Exhausted but not beaten
"I'm tired and I'm living in the last half of my life." Those words aren't mine. They belong to my former English Composition professor and they appeared in an essay he wrote about sitting in a cafe in Paris contemplating his growing older. For some reason they stuck in my head.
And for another reason, they sometimes pop into my head. Like today.
It's been a rough month. Sjogren's Syndrome makes me tired enough--and April is Sjogren's Awareness month, by the way. So I'm going to be talking about it at some point. You were warned. My mother had bronchitis so bad she had to be hospitalized. Long nights and days at the hospital watching her oxygen machine got me thinking that life is indeed short.
It was not long ago that my mother was a lithe lady in high heels wearing hat and gloves with her full skirted dresses as she drove toddlers to the store in her 1945 Buick. Now, the toddlers are senior citizens and she needs a wheelchair. Someone has to pick her up and transfer her to the car. She's paralyzed on one side by a stroke. (And May is National Stroke Awareness, so I'll be talking about that at some point, too. )
So it got to me today, as I tried to not be anxious about the passing of time and its effect on those I love. I'm tired. I'm living in the last half of my life. I'm even a little depressed lately and don't like leaving the house anymore. I thought of my professor and wished I could have these thoughts in the City of Light like he did. I could use some distance from my life. Maybe I could even use a new perspective.
For perspective, there's nobody better than my mom. Apparently seeing life from a motorized wheel chair makes a person bolder. Or maybe it's the stroke. It is said that stroke survivors often are more impulsive--something to do with brain damage. Their personalities can even change. But my mom is still the same--only enhanced. It's like Mom on energy drinks or something. She says the most outrageous things that seem funny but really are like cold buckets of truth tossed in the face.

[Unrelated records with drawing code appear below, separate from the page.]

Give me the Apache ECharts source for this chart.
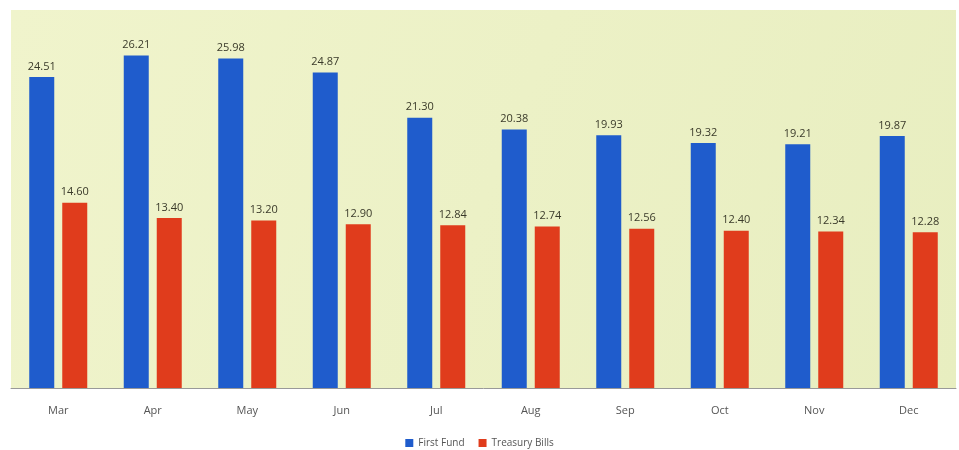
<!DOCTYPE html>
<html>
<head>
<meta charset="utf-8">
<script src="https://cdn.jsdelivr.net/npm/echarts@6/dist/echarts.min.js"></script>
<style>
  html, body { margin: 0; padding: 0; background: #fff; }
  #main { width: 959px; height: 450px; }
</style>
</head>
<body>
<div id="main"></div>
<script>
  // months and values
  var months = ['Mar', 'Apr', 'May', 'Jun', 'Jul', 'Aug', 'Sep', 'Oct', 'Nov', 'Dec'];
  var firstFund = [24.51, 26.21, 25.98, 24.87, 21.30, 20.38, 19.93, 19.32, 19.21, 19.87];
  var treasuryBills = [14.60, 13.40, 13.20, 12.90, 12.84, 12.74, 12.56, 12.40, 12.34, 12.28];

  var chart = echarts.init(document.getElementById('main'));

  var labelStyle = {
    show: true,
    position: 'top',
    distance: 5,
    color: '#3a3a2a',
    fontSize: 11,
    fontFamily: 'Open Sans',
    formatter: function (p) { return p.value.toFixed(2); }
  };

  chart.setOption({
    backgroundColor: '#ffffff',
    grid: {
      left: 11,
      right: 3,
      top: 10,
      bottom: 62,
      show: true,
      borderWidth: 0,
      backgroundColor: new echarts.graphic.LinearGradient(0, 0, 1, 1, [
        { offset: 0, color: '#f0f4cc' },
        { offset: 1, color: '#e8eec0' }
      ])
    },
    legend: {
      top: 438,
      left: 'center',
      padding: 0,
      itemWidth: 8,
      itemHeight: 8,
      itemGap: 14,
      icon: 'rect',
      textStyle: { color: '#555', fontSize: 10, fontFamily: 'Open Sans' },
      data: ['First Fund', 'Treasury Bills']
    },
    xAxis: {
      type: 'category',
      data: months,
      axisLine: { lineStyle: { color: '#999', width: 1 } },
      axisTick: { show: false },
      axisLabel: { color: '#555', fontSize: 11, margin: 17, fontFamily: 'Open Sans' }
    },
    yAxis: {
      type: 'value',
      min: 0,
      max: 29.8,
      show: false,
      splitLine: { show: false }
    },
    series: [
      {
        name: 'First Fund',
        type: 'bar',
        data: firstFund,
        barWidth: 25,
        barGap: '32%',
        itemStyle: { color: '#1f5ccc' },
        label: labelStyle
      },
      {
        name: 'Treasury Bills',
        type: 'bar',
        data: treasuryBills,
        barWidth: 25,
        itemStyle: { color: '#e03c1c' },
        label: labelStyle
      }
    ]
  });
</script>
</body>
</html>
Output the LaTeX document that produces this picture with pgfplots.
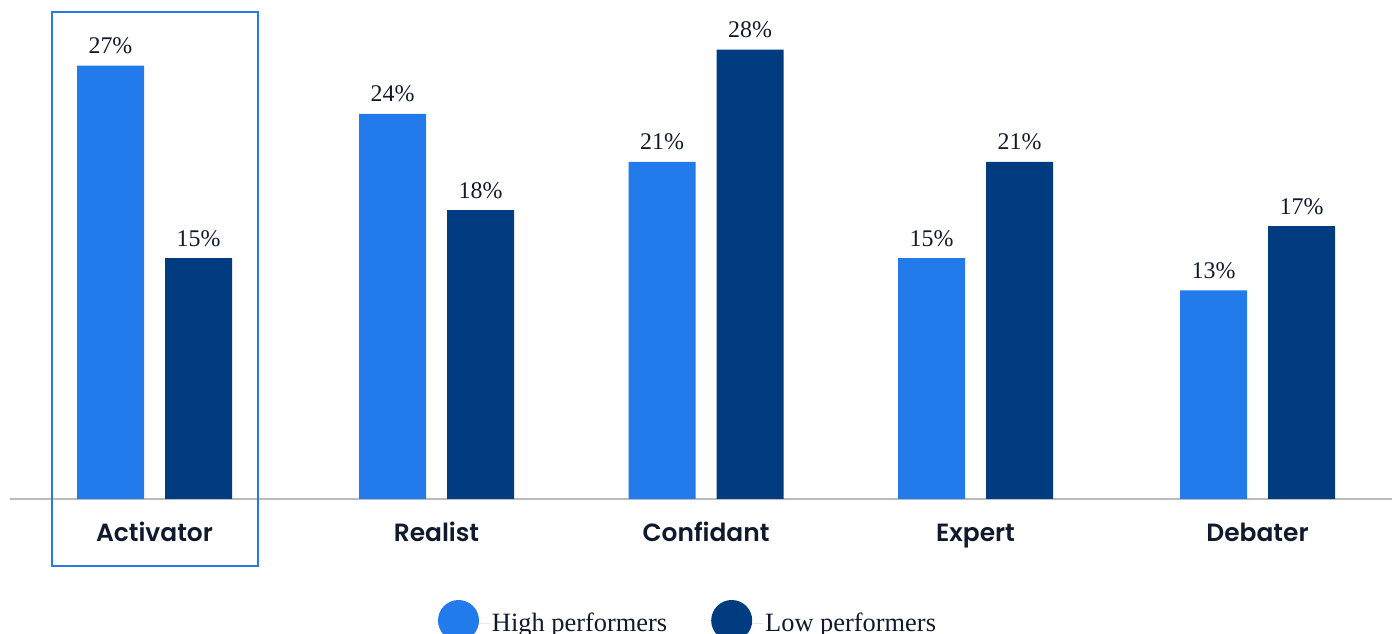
\documentclass[border=0pt]{standalone}
\usepackage{fontspec}
\setmainfont{Liberation Serif}
\newfontfamily\catfont{Poppins}[UprightFont={* SemiBold}]
\usepackage{pgfplots}
\pgfplotsset{compat=1.18}
\definecolor{hi}{HTML}{237BEB}
\definecolor{lo}{HTML}{003C7F}
\definecolor{txt}{HTML}{0F1A2C}
\definecolor{boxc}{HTML}{2A7BDE}
\definecolor{axisgray}{HTML}{BBBBBB}
\begin{document}
\begin{tikzpicture}[x=1bp,y=1bp]
\useasboundingbox (0,0) rectangle (1392,634);
\begin{axis}[
  at={(10bp,135bp)}, anchor=south west,
  scale only axis, width=1382bp, height=499bp,
  xmin=10, xmax=1392, ymin=0, ymax=31.09,
  axis x line=bottom, axis y line=none,
  x axis line style={axisgray, line width=2bp, -},
  xtick={154.5,436.5,706,975.5,1257.5},
  xticklabels={Activator,Realist,Confidant,Expert,Debater},
  major tick length=0pt, ytick=\empty,
  xticklabel style={font=\catfont\fontsize{25}{28}\selectfont, text=txt, anchor=base, yshift=-43bp},
  ybar, bar width=67bp,
  /pgf/number format/assume math mode=true,
  nodes near coords={\pgfmathprintnumber{\pgfplotspointmeta}\%},
  nodes near coords style={font=\fontsize{24}{28}\selectfont, text=txt, anchor=base, yshift=12bp},
  clip=false,
  legend columns=2,
  legend style={at={(axis cs:688,-7.57)}, anchor=center, draw=none, fill=none,
    font=\fontsize{26.5}{30}\selectfont, text=txt,
    /tikz/every even column/.append style={column sep=42bp}},
  legend image code/.code={\path (0bp,0bp) -- (52bp,0bp); \fill[#1] (20.5bp,2.5bp) circle (20.5bp);},
]
\addplot[fill=hi, draw=none, bar shift=-44bp] coordinates {(154.5,27) (436.5,24) (706,21) (975.5,15) (1257.5,13)};
\addlegendentry{High performers}
\addplot[fill=lo, draw=none, bar shift=44bp] coordinates {(154.5,15) (436.5,18) (706,28) (975.5,21) (1257.5,17)};
\addlegendentry{Low performers}
\end{axis}
\draw[boxc, line width=2.5bp] (52,68) rectangle (258,622);
\end{tikzpicture}
\end{document}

I told her how I'd been feeling, dragged out, tired, finished, washed up. And she laughed. She laughed long and loud and had to get a drink of water because it set her coughing.
"Look around dear, " she said. "I can't even get out of my chair without help and let me tell you honey, I am not washed up, finished. I'm just tired. But if I'm tired, I take a nap. I have to ASK someone to put me in the bed, but if I want to nap, I ask. You, you don't have to ask. Go take a nap."
It reminded me of the day in the hospital when my daughter, worried that Grandma was dying, texted me and asked if this were true. I told mom and she said, between bites of baked salmon, "Tell her that anybody who can eat like I am is not going to die today!"
So, in the grand tradition of my mom, I am going to make a really good lunch right now and appreciate every single bite. Then, I am going to take a nap. When I wake up, I'm going to go see her. I'm going to bring her some tulips and daffodils in pots and plant them right outside her window. Thinking of it makes me feel better already.
After all, I'm tired and so is she. But neither of us finished. There's some fight in us yet. We're not beaten. Just beat. And as for living in the last half of my life? She's 82, claims the first hundred years are the hardest, and points out that "He who endures to the end will gain everlasting life."
Nothing like a little bucket of cold water in the face to refresh a gal, I always say. Now...to lunch! And beyond!